Hubungan demokrasi dengan nasib seorang warga memang masih merupakan persoalan yang sulit ditangkap. Sebanyak 63 persen merasa tidak mengerti bagaimana pengaruhnya terhadap kehidupannya. Yang mudah dirasakan ialah soal ekonomi. Tujuh puluh persen mengatakan masalah terbesar yang dihadapi Indonesia ialah krisis ekonomi. Namun, harus dicatat, secara nasional 50 persen rakyat Indonesia merasa bahwa secara umum negara ini sedang menuju arah yang benar. Kalau pendapat ini dipecah dalam daerah-daerah, 36 persen penduduk Irianjaya dan 44 persen penduduk Jawa yang setuju Indonesia sedang bergerak ke arah yang benar, sedangkan di Sumatra 66 persen berpendapat demikian. Berbagai penafsiran dapat ditarik dari perbedaan-perbedaan ini. Tapi sikap positif di tengah kesulitan juga diperlihatkan dengan 63 persen responden yang tidak percaya bahwa pemerintah tidak mempedulikan kekhawatiran mereka.

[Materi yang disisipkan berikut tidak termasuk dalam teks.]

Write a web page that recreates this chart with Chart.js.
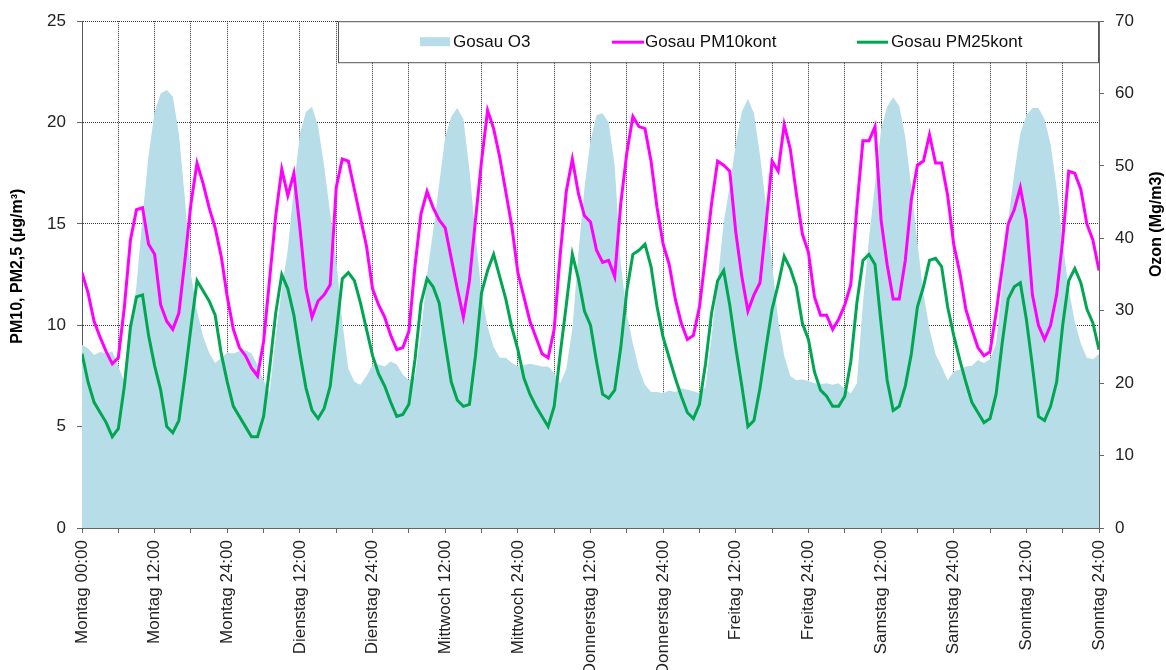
<!DOCTYPE html>
<html>
<head>
<meta charset="utf-8">
<title>Gosau O3 / PM10 / PM2,5</title>
<script src="https://cdn.jsdelivr.net/npm/chart.js@4.4.0/dist/chart.umd.min.js"></script>
<style>
  html, body { margin: 0; padding: 0; background: #fff; overflow: hidden; }
  #wrap { width: 1166px; height: 670px; }
</style>
</head>
<body>
<div id="wrap"><canvas id="chart" width="1166" height="670"></canvas></div>
<script>
// one label every 12 hours, hours 0..168
const xTickLabels = [
  "Montag 00:00", "Montag 12:00", "Montag 24:00",
  "Dienstag 12:00", "Dienstag 24:00",
  "Mittwoch 12:00", "Mittwoch 24:00",
  "Donnerstag 12:00", "Donnerstag 24:00",
  "Freitag 12:00", "Freitag 24:00",
  "Samstag 12:00", "Samstag 24:00",
  "Sonntag 12:00", "Sonntag 24:00"
];

// hourly values, Montag 00:00 .. Sonntag 24:00 (169 values each)
const o3 = [
  25.3, 24.8, 23.9, 24.3, 24.1, 24.4, 22.3, 20.2, 26.7, 33.5, 43.0, 51.5, 57.5, 60.0, 60.5, 59.6, 54.5, 45.5, 35.0, 30.0, 26.5, 24.2, 22.8, 23.5,
  24.2, 24.1, 24.4, 24.6, 24.1, 22.5, 20.4, 18.7, 26.5, 33.0, 38.5, 47.0, 54.5, 57.5, 58.2, 55.5, 50.0, 43.5, 37.0, 28.5, 22.0, 20.2, 19.8, 21.0,
  22.5, 22.6, 22.3, 23.0, 22.6, 21.2, 20.4, 21.0, 27.0, 35.0, 41.0, 47.5, 54.0, 56.8, 58.0, 56.5, 49.5, 40.5, 32.4, 27.8, 25.0, 23.5, 23.5, 22.8,
  22.3, 22.5, 22.7, 22.5, 22.3, 22.3, 21.4, 20.0, 22.0, 27.5, 38.0, 47.0, 53.5, 57.0, 57.3, 56.0, 50.0, 36.5, 29.5, 25.5, 22.0, 19.8, 18.8, 18.8,
  18.6, 19.0, 18.8, 19.3, 19.1, 18.9, 18.6, 19.5, 26.5, 34.0, 42.2, 47.2, 53.0, 57.5, 59.3, 57.3, 51.5, 44.5, 36.5, 28.7, 23.8, 21.0, 20.4, 20.5,
  20.3, 20.0, 19.9, 20.0, 19.8, 20.0, 19.2, 18.6, 20.0, 31.0, 40.0, 47.5, 55.0, 58.2, 59.5, 58.3, 54.0, 47.0, 39.5, 32.4, 27.5, 24.0, 22.3, 20.4,
  21.6, 21.9, 22.3, 22.4, 23.2, 22.8, 23.3, 25.5, 33.5, 42.5, 49.0, 54.5, 57.0, 58.0, 58.0, 56.5, 53.0, 47.0, 39.5, 33.0, 28.5, 25.5, 23.5, 23.3,
  24.0
];

const pm10 = [
  12.6, 11.6, 10.2, 9.4, 8.7, 8.1, 8.4, 10.9, 14.2, 15.7, 15.8, 14.0, 13.5, 11.0, 10.2, 9.8, 10.6, 13.2, 16.0, 18.0, 17.0, 15.8, 14.8, 13.4,
  11.4, 9.8, 8.9, 8.5, 7.9, 7.5, 9.2, 12.3, 15.4, 17.7, 16.4, 17.5, 14.8, 11.8, 10.4, 11.2, 11.5, 12.0, 16.8, 18.2, 18.1, 16.7, 15.3, 13.9,
  11.8, 11.0, 10.4, 9.5, 8.8, 8.9, 9.7, 12.9, 15.5, 16.6, 15.8, 15.2, 14.8, 13.3, 11.8, 10.4, 12.2, 15.2, 18.1, 20.6, 19.7, 18.3, 16.6, 14.9,
  12.6, 11.4, 10.2, 9.4, 8.6, 8.4, 9.8, 13.5, 16.6, 18.2, 16.5, 15.4, 15.1, 13.7, 13.1, 13.2, 12.4, 16.0, 18.5, 20.3, 19.8, 19.7, 18.1, 15.8,
  14.0, 13.0, 11.3, 10.1, 9.3, 9.5, 10.9, 13.4, 16.0, 18.1, 17.9, 17.6, 14.6, 12.4, 10.7, 11.5, 12.1, 15.0, 18.1, 17.6, 19.9, 18.7, 16.5, 14.5,
  13.6, 11.4, 10.5, 10.5, 9.8, 10.3, 11.0, 12.0, 15.8, 19.1, 19.1, 19.8, 15.2, 13.0, 11.3, 11.3, 13.2, 16.2, 17.9, 18.1, 19.4, 18.0, 18.0, 16.4,
  14.0, 12.6, 10.8, 9.8, 8.9, 8.5, 8.7, 10.6, 12.8, 15.0, 15.7, 16.8, 15.2, 11.5, 10.0, 9.3, 10.0, 11.5, 14.2, 17.6, 17.5, 16.7, 15.0, 14.2,
  12.7
];

const pm25 = [
  8.6, 7.2, 6.2, 5.7, 5.2, 4.5, 4.9, 7.0, 9.9, 11.4, 11.5, 9.5, 8.0, 6.8, 5.0, 4.7, 5.3, 7.5, 9.9, 12.2, 11.7, 11.2, 10.5, 8.6,
  7.2, 6.0, 5.5, 5.0, 4.5, 4.5, 5.5, 7.9, 10.6, 12.5, 11.8, 10.5, 8.6, 6.9, 5.8, 5.4, 5.9, 7.0, 9.6, 12.3, 12.6, 12.2, 11.1, 9.8,
  8.5, 7.6, 7.0, 6.2, 5.5, 5.6, 6.1, 8.3, 11.1, 12.3, 11.9, 11.1, 9.1, 7.2, 6.3, 6.0, 6.1, 8.5, 11.6, 12.7, 13.5, 12.4, 11.3, 9.9,
  8.8, 7.4, 6.6, 6.0, 5.5, 5.0, 6.0, 8.6, 11.0, 13.5, 12.3, 10.7, 10.0, 8.2, 6.6, 6.4, 6.8, 8.9, 11.7, 13.5, 13.7, 14.0, 12.9, 10.9,
  9.4, 8.4, 7.4, 6.5, 5.7, 5.4, 6.1, 8.1, 10.6, 12.2, 12.7, 11.0, 8.9, 7.0, 5.0, 5.3, 6.9, 8.9, 10.8, 12.0, 13.4, 12.8, 11.9, 10.1,
  9.3, 7.7, 6.8, 6.5, 6.0, 6.0, 6.5, 8.2, 11.1, 13.2, 13.5, 13.0, 10.1, 7.3, 5.8, 6.0, 7.0, 8.6, 10.9, 11.9, 13.2, 13.3, 12.9, 10.9,
  9.5, 8.3, 7.2, 6.2, 5.7, 5.2, 5.4, 6.6, 9.1, 11.3, 11.9, 12.1, 10.3, 8.0, 5.5, 5.3, 6.0, 7.2, 10.0, 12.2, 12.8, 12.1, 10.8, 10.1,
  8.8
];

const FONT = "'Liberation Sans', Arial, sans-serif";
const O3_COLOR = "#B7DDE8";
const PM10_COLOR = "#FF00FF";
const PM25_COLOR = "#00A651";

const toPoints = values => values.map((v, hour) => ({ x: hour, y: v }));

// white legend box sitting inside the plot, top right
const legendBox = {
  id: "legendBox",
  afterDatasetsDraw(chart) {
    const { ctx, chartArea } = chart;
    const left = chartArea.left + 256;
    const top = chartArea.top;
    const right = chartArea.right;
    const bottom = chartArea.top + 41;
    const cy = top + 21;

    ctx.save();
    ctx.fillStyle = "#fff";
    ctx.fillRect(left, top, right - left, bottom - top);
    ctx.strokeStyle = "#555";
    ctx.lineWidth = 1;
    ctx.strokeRect(left + 0.5, top + 0.5, right - left - 1, bottom - top);

    ctx.font = "17px " + FONT;
    ctx.fillStyle = "#111";
    ctx.textBaseline = "middle";

    // O3 swatch
    ctx.fillStyle = O3_COLOR;
    ctx.fillRect(left + 82, cy - 5, 30, 9);
    ctx.fillStyle = "#111";
    ctx.fillText("Gosau O3", left + 115, cy);

    // PM10 swatch
    ctx.strokeStyle = PM10_COLOR;
    ctx.lineWidth = 3;
    ctx.beginPath();
    ctx.moveTo(left + 274, cy);
    ctx.lineTo(left + 306, cy);
    ctx.stroke();
    ctx.fillText("Gosau PM10kont", left + 307, cy);

    // PM25 swatch
    ctx.strokeStyle = PM25_COLOR;
    ctx.beginPath();
    ctx.moveTo(left + 519, cy);
    ctx.lineTo(left + 550, cy);
    ctx.stroke();
    ctx.fillText("Gosau PM25kont", left + 553, cy);
    ctx.restore();
  }
};

// rotated axis titles
const axisTitles = {
  id: "axisTitles",
  afterDraw(chart) {
    const { ctx, chartArea } = chart;
    ctx.save();
    ctx.font = "bold 16px " + FONT;
    ctx.fillStyle = "#000";
    ctx.textAlign = "center";
    ctx.textBaseline = "middle";

    ctx.save();
    ctx.translate(18, chartArea.top + 245);
    ctx.rotate(-Math.PI / 2);
    ctx.fillText("PM10, PM2,5 (\u00b5g/m\u00b3)", 0, 0);
    ctx.restore();

    ctx.save();
    ctx.translate(chart.width - 9, chartArea.top + 203);
    ctx.rotate(-Math.PI / 2);
    ctx.fillText("Ozon (Mg/m3)", 0, 0);
    ctx.restore();
    ctx.restore();
  }
};

new Chart(document.getElementById("chart"), {
  type: "line",
  data: {
    datasets: [
      {
        label: "Gosau PM25kont",
        data: toPoints(pm25),
        yAxisID: "y",
        borderColor: PM25_COLOR,
        borderWidth: 3,
        pointRadius: 0,
        fill: false,
        order: 1
      },
      {
        label: "Gosau PM10kont",
        data: toPoints(pm10),
        yAxisID: "y",
        borderColor: PM10_COLOR,
        borderWidth: 3,
        pointRadius: 0,
        fill: false,
        order: 2
      },
      {
        label: "Gosau O3",
        data: toPoints(o3),
        yAxisID: "y2",
        borderColor: "transparent",
        borderWidth: 0,
        backgroundColor: O3_COLOR,
        pointRadius: 0,
        fill: "origin",
        order: 3
      }
    ]
  },
  options: {
    responsive: false,
    animation: false,
    devicePixelRatio: 1,
    layout: { padding: { top: 21, left: 0, right: 0, bottom: 0 } },
    plugins: {
      legend: { display: false },
      tooltip: { enabled: false }
    },
    scales: {
      x: {
        type: "linear",
        min: 0,
        max: 168,
        afterFit: scale => { scale.height = 142; },
        ticks: {
          stepSize: 6,
          autoSkip: false,
          maxRotation: 90,
          minRotation: 90,
          padding: 7,
          color: "#222",
          font: { family: FONT, size: 17 },
          callback: value => (value % 12 === 0 ? xTickLabels[value / 12] : "")
        },
        grid: { color: "#333", lineWidth: 1, tickLength: 5, tickColor: "#666" },
        border: { color: "#666", dash: [1, 1] }
      },
      y: {
        position: "left",
        min: 0,
        max: 25,
        afterFit: scale => { scale.width = 82; },
        ticks: {
          stepSize: 5,
          padding: 11,
          color: "#222",
          font: { family: FONT, size: 17 }
        },
        grid: { color: "#333", lineWidth: 1, tickLength: 5, tickColor: "#666" },
        border: { color: "#555", dash: [1, 1] }
      },
      y2: {
        position: "right",
        min: 0,
        max: 70,
        afterFit: scale => { scale.width = 67; },
        ticks: {
          stepSize: 10,
          padding: 11,
          color: "#222",
          font: { family: FONT, size: 17 }
        },
        grid: { drawOnChartArea: false, tickLength: 5, tickColor: "#666" },
        border: { color: "#666" }
      }
    }
  },
  plugins: [legendBox, axisTitles]
});
</script>
</body>
</html>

Toleransi yang lumayan besar ini memang boleh dijadikan aset bagi pemerintahan transisi Habibie. Apakah ini juga berarti bahwa tuntutan tokoh-tokoh Partai Kebangkitan Bangsa (PKB) dan Partai Amanat Nasional (PAN) baru-baru ini agar kabinet Habibie dinyatakan "demisioner" karena selalu gagal menjadi tidak berdasar? Sebanyak 51 persen rakyat Indonesia yang pendapatnya dijajaki bulan Januari lalu itu mengatakan, tidak ada perbaikan yang dirasakan dalam kurun waktu setahun terakhir ini.
Hasil jajak pendapat memang tidak dimaksud untuk ditelan secara mutlak begitu saja, atau untuk dipakai meramal dengan jitu. Tapi temuan-temuan itu berguna sebagai basis untuk menyusun sebuah program. Siapa saja bisa memanfaatkan informasi ini, bukan hanya program kampanye pendidikan pemilih. Seraya mengingat, yang banyak belum tentu selalu benar, dan bisa berkembang jadi sebaliknya.